La familiarità. Chi va via, si rimette in gioco, non ha la garanzia del vicino di casa. Devi sempre rimetterti in discussione, andando incontro a pregiudizi e diffidenze. Le proprie radici vanno sempre mantenute: se inganni, snaturandoti, prima o poi vieni scoperto. Io sono rimasta sempre me stessa, ricreandomi anche fuori dalla mia città certi punti di riferimento: una prerogativa abbastanza meridionale.
 
Protagonista del libro, oltre i personaggi, è la terra dove si svolge la storia: la Basilicata. Quale rapporto hai con la tua terra d’origine?
Un rapporto bellissimo. Lì c’è sempre la mia famiglia, ci ritorno spesso. Non ho mai perso il contatto con la mia terra. Sono una lucana nel mondo: non ho “tagliato il cordone”.

Nel libro trovano spazio ricette tipiche della tradizione lucana. Cosa rappresenta per te la cucina e che ruolo ha all’interno delle tradizioni di un territorio?

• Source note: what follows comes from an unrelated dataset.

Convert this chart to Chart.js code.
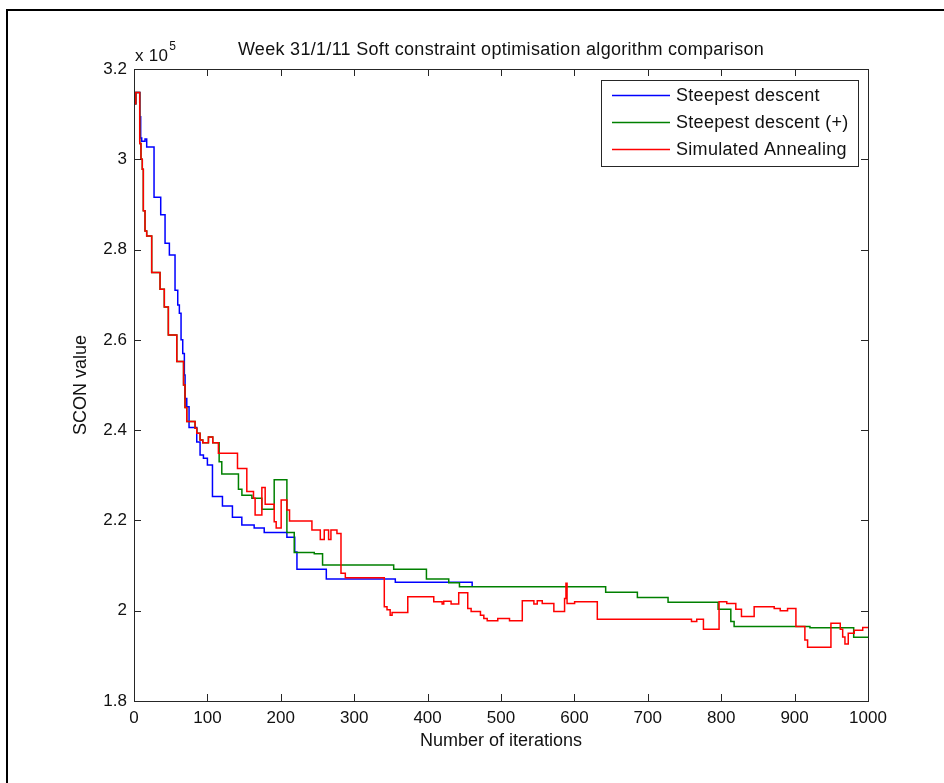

La cucina è una cosa serissima. Il cibo è cultura, familiarità, conoscenza, unisce i popoli. E’ speranza, futuro, passato. Gli incontri migliori si fanno a tavola, durante i quali spesso si sanciscono alleanze.  L’emancipazione della donna è anche data dal fatto che oggi sia in grado di fare mille cose, senza mai perdere le proprie abitudini e passioni. Per me il cibo è tutto questo: è l’essenza della vita. Le ricette italiane esportate in tutto il mondo non solo quelle più elaborate, ma le ricette “povere”, quelle legate alla tradizione, i cosiddetti “piatti della nonna”.